Stellar Obliquities in Long-period Exoplanet Systems (SOLES) I: The Spin-Orbit Alignment of K2-140 b

TL;DR

This paper measures the spin-orbit alignment of the long-period exoplanet K2-140 b, providing insights into its formation history and contributing to understanding the origins of different giant planet populations.

Contribution

It presents the first Rossiter-McLaughlin measurement for K2-140 b, a long-period giant planet, revealing an aligned system and advancing the study of planet formation theories.

Findings

K2-140 is an aligned system with a projected spin-orbit angle of 0.5±9.7 degrees.

The system suggests a dynamically cool formation history.
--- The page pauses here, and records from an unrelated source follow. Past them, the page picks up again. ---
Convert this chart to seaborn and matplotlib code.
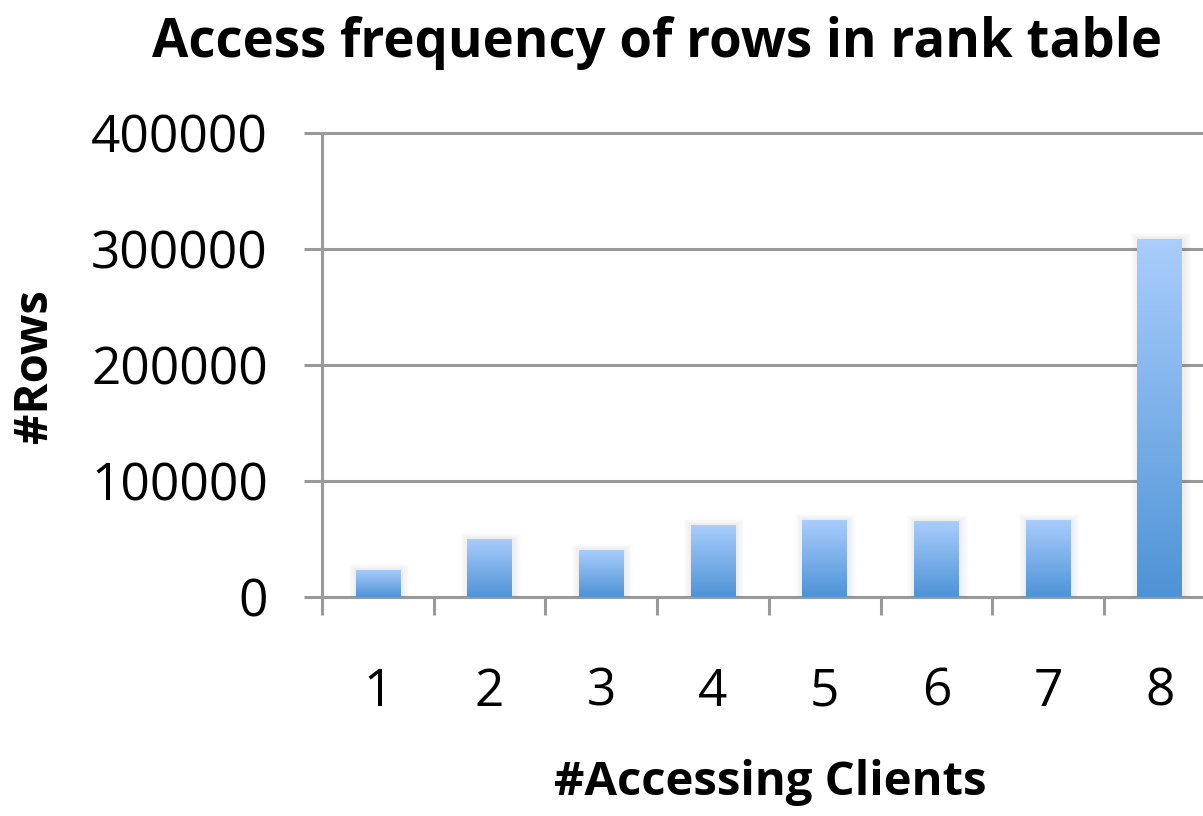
import numpy as np
import pandas as pd
import matplotlib
matplotlib.use("Agg")
import matplotlib.pyplot as plt
import seaborn as sns

# ---- data ----
clients = ["1", "2", "3", "4", "5", "6", "7", "8"]
rows = [23500, 50200, 40700, 62200, 66500, 65700, 66500, 308300]
y_ticks = [0, 100000, 200000, 300000, 400000]

title = "Access frequency of rows in rank table"
xlabel = "#Accessing Clients"
ylabel = "#Rows"

sns.set_theme(style="white")
plt.rcParams["font.family"] = ["Open Sans", "DejaVu Sans"]
plt.rcParams["text.color"] = "black"

W, H = 1203, 816
fig = plt.figure(figsize=(W / 100, H / 100), dpi=100)
ax = fig.add_axes([322 / W, (H - 597.3) / H, 893.6 / W, (597.3 - 132.7) / H])

df = pd.DataFrame({"clients": clients, "rows": rows})
sns.barplot(data=df, x="clients", y="rows", ax=ax, width=0.4,
            color="#7fb2ea", saturation=1, edgecolor="none", linewidth=0)

grid_c = "#9a9a9a"
ax.set_xlim(-0.5, 7.5)
ax.set_ylim(0, 400000)
ax.set_yticks(y_ticks)
ax.set_yticklabels([str(v) for v in y_ticks])
ax.grid(axis="y", color=grid_c, linewidth=2.2)
ax.grid(axis="x", visible=False)
ax.set_axisbelow(True)
for t in ax.yaxis.get_major_ticks():
    t.gridline.set_clip_on(False)

for s in ["top", "right"]:
    ax.spines[s].set_visible(False)
for s in ["left", "bottom"]:
    ax.spines[s].set_color(grid_c)
    ax.spines[s].set_linewidth(2.2)
    ax.spines[s].set_zorder(0.6)

ax.tick_params(axis="y", which="major", direction="out", length=13, width=2.2,
               color=grid_c, pad=26, labelsize=37, labelcolor="black", left=True)
ax.set_xticks(range(len(clients)))
ax.set_xticklabels(clients)
ax.set_xticks(np.arange(-0.5, len(clients), 1.0), minor=True)
ax.tick_params(axis="x", which="major", length=0, pad=50, labelsize=37,
               labelcolor="black", bottom=True)
ax.tick_params(axis="x", which="minor", direction="out", length=13, width=2.2,
               color=grid_c, bottom=True)
ax.set_xlabel("")
ax.set_ylabel("")

# gradient fill on bars
grad = np.linspace(0, 1, 256).reshape(-1, 1)
top = np.array([170, 206, 253]) / 255
bot = np.array([78, 147, 214]) / 255
img = top[None, None, :] * (1 - grad[:, :, None]) + bot[None, None, :] * grad[:, :, None]
for p in list(ax.patches):
    x0, y0 = p.get_x(), p.get_y()
    w, h = p.get_width(), p.get_height()
    # soft shadow (several faint expanding layers)
    for k in range(1, 7):
        dx = 0.012 * k
        ax.bar(x0 + w / 2 + 0.01, h + 900 * k, width=w + 2 * dx, bottom=y0,
               color="#000000", alpha=0.012, zorder=1.5, linewidth=0)
    im = ax.imshow(img, extent=[x0, x0 + w, y0, y0 + h], aspect="auto",
                   zorder=3, origin="upper")
    im.set_clip_path(p)
    p.set_zorder(2)
ax.set_xlim(-0.5, 7.5)
ax.set_ylim(0, 400000)

fig.text(657 / W, 1 - 57 / H, title, ha="center", va="baseline",
         fontsize=38, fontweight="bold", color="black")
fig.text(770 / W, 1 - 795 / H, xlabel, ha="center", va="baseline",
         fontsize=34, fontweight="bold", color="black")
fig.text(35 / W, 1 - 366 / H, ylabel, ha="center", va="center",
         rotation=90, fontsize=34, fontweight="bold", color="black")

fig.savefig("out.png", dpi=100)
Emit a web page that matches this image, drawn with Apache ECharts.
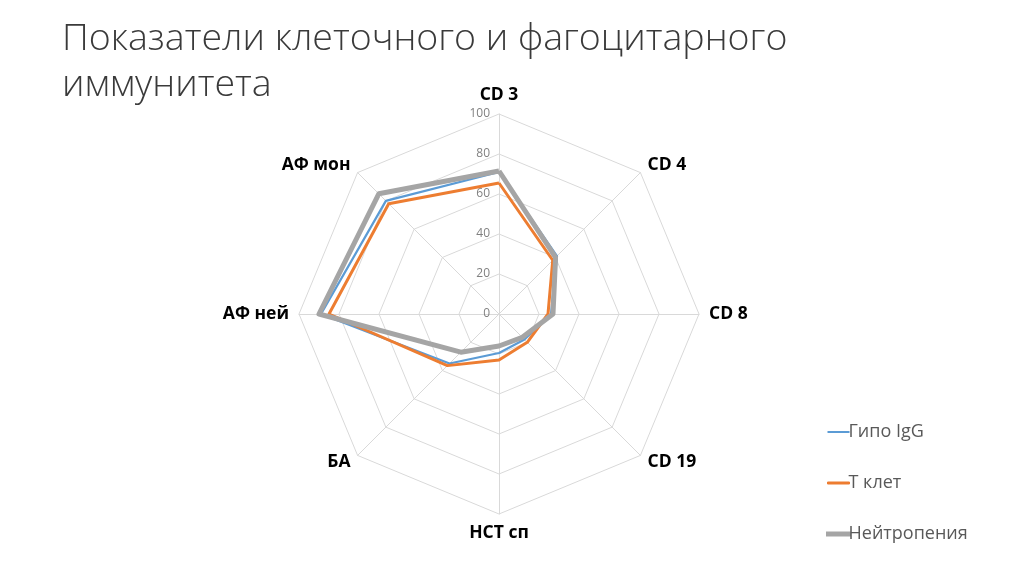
<!DOCTYPE html>
<html>
<head>
<meta charset="utf-8">
<script src="https://cdn.jsdelivr.net/npm/echarts@6/dist/echarts.min.js"></script>
<style>
  html, body { margin: 0; padding: 0; background: #fff; }
  #chart { width: 1024px; height: 574px; }
</style>
</head>
<body>
<div id="chart"></div>
<script>
// axes, clockwise from the top
var categories = ['CD 3', 'CD 4', 'CD 8', 'CD 19', 'НСТ сп', 'БА', 'АФ ней', 'АФ мон'];
var tickLabels = [0, 20, 40, 60, 80, 100];

var gipoIgG = [71, 41, 26, 18, 19.5, 35, 89, 80];
var tKlet = [65.5, 38, 24.5, 20, 23, 36.5, 85, 78];
var neitropenia = [71.5, 40, 27, 16.5, 16, 27, 90, 85];

// echarts radar runs counter-clockwise, so flip the order after the first axis
var order = [0, 7, 6, 5, 4, 3, 2, 1];
function reorder(arr) {
  return order.map(function (i) { return arr[i]; });
}

var chart = echarts.init(document.getElementById('chart'));

var indicator = reorder(categories).map(function (name, i) {
  var ind = { name: name, min: tickLabels[0], max: tickLabels[tickLabels.length - 1] };
  if (i === 0) {
    // only the top axis carries the value labels
    ind.axisLabel = { show: true, color: '#808080', fontSize: 12, fontFamily: 'Open Sans', margin: 9 };
  }
  return ind;
});

chart.setOption({
  animation: false,
  title: {
    text: 'Показатели клеточного и фагоцитарного\nиммунитета',
    left: 57,
    top: 11,
    textStyle: {
      fontFamily: 'Open Sans',
      fontWeight: 300,
      fontSize: 37.5,
      lineHeight: 46,
      color: '#3a3a3a'
    }
  },
  legend: {
    orient: 'vertical',
    left: 821,
    top: 418,
    itemGap: 33,
    itemWidth: 22,
    itemHeight: 2,
    icon: 'rect',
    data: [
      { name: 'Гипо IgG', itemStyle: { color: '#5B9BD5', borderWidth: 0 } },
      { name: 'Т клет', itemStyle: { color: '#ED7D31', borderColor: '#ED7D31', borderWidth: 1 } },
      { name: 'Нейтропения', itemStyle: { color: '#A5A5A5', borderColor: '#A5A5A5', borderWidth: 3 } }
    ],
    textStyle: { fontFamily: 'Open Sans', fontSize: 18, color: '#595959', padding: [0, 0, 0, -6] }
  },
  radar: {
    center: [499, 314],
    radius: 200,
    startAngle: 90,
    shape: 'polygon',
    splitNumber: 5,
    indicator: indicator,
    nameGap: 10,
    axisName: {
      color: '#000000',
      fontFamily: 'Open Sans',
      fontWeight: 'bold',
      fontSize: 17.5
    },
    axisLine: { lineStyle: { color: '#D9D9D9', width: 1 } },
    splitLine: { lineStyle: { color: '#D9D9D9', width: 1 } },
    splitArea: { show: false },
    axisTick: { show: false },
    axisLabel: { show: false }
  },
  series: [{
    type: 'radar',
    symbol: 'none',
    data: [
      { name: 'Гипо IgG', value: reorder(gipoIgG), lineStyle: { color: '#5B9BD5', width: 2.25 }, itemStyle: { color: '#5B9BD5' } },
      { name: 'Т клет', value: reorder(tKlet), lineStyle: { color: '#ED7D31', width: 3 }, itemStyle: { color: '#ED7D31' } },
      { name: 'Нейтропения', value: reorder(neitropenia), lineStyle: { color: '#A5A5A5', width: 5 }, itemStyle: { color: '#A5A5A5' } }
    ]
  }]
});
</script>
</body>
</html>
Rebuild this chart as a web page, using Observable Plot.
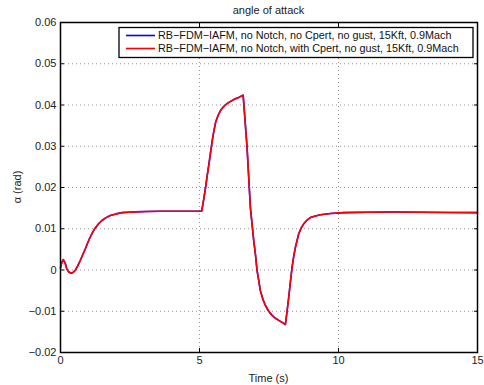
<!DOCTYPE html>
<html>
<head>
<meta charset="utf-8">
<script src="https://cdn.jsdelivr.net/npm/d3@7"></script>
<script src="https://cdn.jsdelivr.net/npm/@observablehq/plot@0.6"></script>
<style>
  html, body { margin: 0; padding: 0; background: #fff; }
  #chart { width: 484px; height: 385px; }
  svg { font-family: "Liberation Sans", Arial, Helvetica, sans-serif; }
</style>
</head>
<body>
<div id="chart"></div>
<script>
const title = "angle of attack";
const xLabel = "Time (s)";
const yLabel = "α (rad)";
const seriesNames = [
  "RB\u2212FDM\u2212IAFM, no Notch, no Cpert, no gust, 15Kft, 0.9Mach",
  "RB\u2212FDM\u2212IAFM, no Notch, with Cpert, no gust, 15Kft, 0.9Mach"
];
const seriesColors = ["#0000ff", "#ff0000"];
const xTicks = [0, 5, 10, 15];
const yTicks = [-0.02, -0.01, 0, 0.01, 0.02, 0.03, 0.04, 0.05, 0.06];
const yTickLabels = ["\u22120.02", "\u22120.01", "0", "0.01", "0.02", "0.03", "0.04", "0.05", "0.06"];

const time = [
  0, 0.04, 0.1, 0.16, 0.23, 0.3, 0.38, 0.45, 0.53, 0.62, 0.71, 0.8, 0.89, 0.98, 1.07, 1.16, 1.25, 1.37, 1.49, 1.64, 1.79, 2.0, 2.2, 2.45, 2.69, 3.1, 3.6, 4.2, 5.08,
  5.16, 5.22, 5.28, 5.34, 5.40, 5.46, 5.52, 5.58, 5.67, 5.76, 5.88, 6.0, 6.15, 6.29, 6.43, 6.57,
  6.71, 6.83, 6.95, 7.01, 7.07, 7.19, 7.28, 7.37, 7.49, 7.61, 7.73, 7.85, 7.97, 8.09,
  8.15, 8.21, 8.27, 8.33, 8.39, 8.45, 8.57, 8.66, 8.75, 8.87, 8.99, 9.17, 9.35, 9.71, 10.2, 11, 12, 13, 14, 15
];
const alphaNoCpert = [
  0.0005, 0.0017, 0.0025, 0.0018, 0.0002, -0.0005, -0.0008, -0.0006, -0.0001, 0.0010, 0.0023, 0.0037, 0.0051, 0.0066, 0.0080, 0.0092, 0.0102, 0.0112, 0.0120, 0.0127, 0.0132, 0.0136, 0.0139, 0.0140, 0.0141, 0.0142, 0.01423, 0.01425, 0.01425,
  0.0175, 0.0201, 0.0230, 0.0257, 0.0286, 0.0314, 0.0338, 0.0358, 0.0375, 0.0387, 0.0397, 0.0404, 0.0410, 0.0415, 0.0419, 0.0424,
  0.0298, 0.0152, 0.0072, 0.0039, -0.0001, -0.0050, -0.0071, -0.0086, -0.0100, -0.0110, -0.0117, -0.0122, -0.0127, -0.0132,
  -0.0100, -0.0066, -0.0029, 0.0007, 0.0033, 0.0055, 0.0088, 0.0102, 0.0112, 0.0121, 0.0127, 0.0131, 0.0134, 0.0137, 0.0139, 0.0140, 0.01405, 0.0140, 0.01395, 0.0139
];
const alphaWithCpert = [
  0.0005, 0.0017, 0.0025, 0.0018, 0.0002, -0.0005, -0.0008, -0.0006, -0.0001, 0.0010, 0.0023, 0.0037, 0.0051, 0.0066, 0.0080, 0.0092, 0.0102, 0.0112, 0.0120, 0.0127, 0.0132, 0.0136, 0.0139, 0.0140, 0.0141, 0.0142, 0.01423, 0.01425, 0.01425,
  0.0175, 0.0201, 0.0230, 0.0257, 0.0286, 0.0314, 0.0338, 0.0358, 0.0375, 0.0387, 0.0397, 0.0404, 0.0410, 0.0415, 0.0419, 0.0424,
  0.0298, 0.0152, 0.0072, 0.0039, -0.0001, -0.0050, -0.0071, -0.0086, -0.0100, -0.0110, -0.0117, -0.0122, -0.0127, -0.0132,
  -0.0100, -0.0066, -0.0029, 0.0007, 0.0033, 0.0055, 0.0088, 0.0102, 0.0112, 0.0121, 0.0127, 0.0131, 0.0134, 0.0137, 0.0139, 0.0140, 0.01405, 0.0140, 0.01395, 0.0139
];

const dataBlue = time.map((t, i) => ({t, v: alphaNoCpert[i]}));
const dataRed = time.map((t, i) => ({t, v: alphaWithCpert[i]}));

const W = 484, H = 385;
const mL = 60, mR = 7, mT = 22, mB = 33;
const fmtY = d => yTickLabels[yTicks.findIndex(v => Math.abs(v - d) < 1e-9)];
const blank = () => "";

const plot = Plot.plot({
  width: W,
  height: H,
  marginLeft: mL,
  marginRight: mR,
  marginTop: mT,
  marginBottom: mB,
  style: {fontFamily: '"Liberation Sans", Arial, Helvetica, sans-serif', fontSize: "11px", color: "#000", background: "#fff"},
  x: {domain: [0, 15], label: null},
  y: {domain: [-0.02, 0.06], label: null},
  marks: [
    Plot.gridX(xTicks.slice(1, -1), {stroke: "#777", strokeOpacity: 1, strokeWidth: 0.8, strokeDasharray: "1,3"}),
    Plot.gridY(yTicks.slice(1, -1), {stroke: "#777", strokeOpacity: 1, strokeWidth: 0.8, strokeDasharray: "1,3"}),
    Plot.line(dataBlue, {x: "t", y: "v", stroke: seriesColors[0], strokeWidth: 1.6}),
    Plot.line(dataRed, {x: "t", y: "v", stroke: seriesColors[1], strokeWidth: 1.6}),
    Plot.axisX(xTicks, {anchor: "bottom", tickSize: -4, tickPadding: 8, tickFormat: d => String(d), label: null, stroke: "#000", fill: "#222"}),
    Plot.axisX(xTicks, {anchor: "top", tickSize: -4, tickFormat: blank, label: null, stroke: "#000"}),
    Plot.axisY(yTicks, {anchor: "left", tickSize: -4, tickPadding: 8, tickFormat: fmtY, label: null, stroke: "#000", fill: "#222"}),
    Plot.axisY(yTicks, {anchor: "right", tickSize: -4, tickFormat: blank, label: null, stroke: "#000"}),
    Plot.frame({stroke: "#000", strokeWidth: 1.5})
  ]
});

document.getElementById("chart").appendChild(plot);

const svg = d3.select(plot);
const sx = plot.scale("x"), sy = plot.scale("y");
const pLeft = sx.apply(0), pRight = sx.apply(15), pTop = sy.apply(0.06), pBottom = sy.apply(-0.02);

// title and axis labels
svg.append("text").attr("x", (pLeft + pRight) / 2).attr("y", 14).attr("text-anchor", "middle")
  .attr("font-size", "11px").attr("fill", "#222").text(title);
svg.append("text").attr("x", (pLeft + pRight) / 2).attr("y", H - 3).attr("text-anchor", "middle")
  .attr("font-size", "11px").attr("fill", "#222").text(xLabel);
svg.append("text").attr("transform", `translate(21,${(pTop + pBottom) / 2}) rotate(-90)`).attr("text-anchor", "middle")
  .attr("font-size", "11px").attr("fill", "#222").text(yLabel);

// legend
const lg = svg.append("g");
const lgX = 119, lgY = 27.5, lgW = pRight - 4 - lgX, lgH = 30;
lg.append("rect").attr("x", lgX).attr("y", lgY).attr("width", lgW).attr("height", lgH)
  .attr("fill", "#fff").attr("stroke", "#000").attr("stroke-width", 1.3);
seriesNames.forEach((name, i) => {
  const yy = lgY + 8 + i * 13;
  lg.append("line").attr("x1", lgX + 7).attr("x2", lgX + 36).attr("y1", yy).attr("y2", yy)
    .attr("stroke", seriesColors[i]).attr("stroke-width", 1.6);
  lg.append("text").attr("x", lgX + 39).attr("y", yy).attr("dy", "0.35em").attr("text-anchor", "start")
    .attr("font-size", "10.8px").attr("fill", "#111").text(name);
});
</script>
</body>
</html>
Supports the idea of different formation mechanisms for long-period and hot Jupiters.

Abstract

Obliquity measurements for stars hosting relatively long-period giant planets with weak star-planet tidal interactions may play a key role in distinguishing between formation theories for shorter-period hot Jupiters. Few such obliquity measurements have been made to date due to the relatively small sample of known wide-orbiting, transiting Jovian-mass planets and the challenging nature of these targets, which tend to have long transit durations and orbit faint stars. We report a measurement of the Rossiter-McLaughlin effect across the transit of K2-140 b, a Jupiter-mass planet with period $P=6.57$ days orbiting a $V=12.6$ star. We find that K2-140 is an aligned system with projected spin-orbit angle $\lambda=0.5\pm9.7$ degrees, suggesting a dynamically cool formation history. This observation builds towards a population of tidally detached giant planet spin-orbit angles that will enable a direct comparison with the distribution of close-orbiting hot Jupiter orbital configurations, elucidating the prevalent formation mechanisms of each group.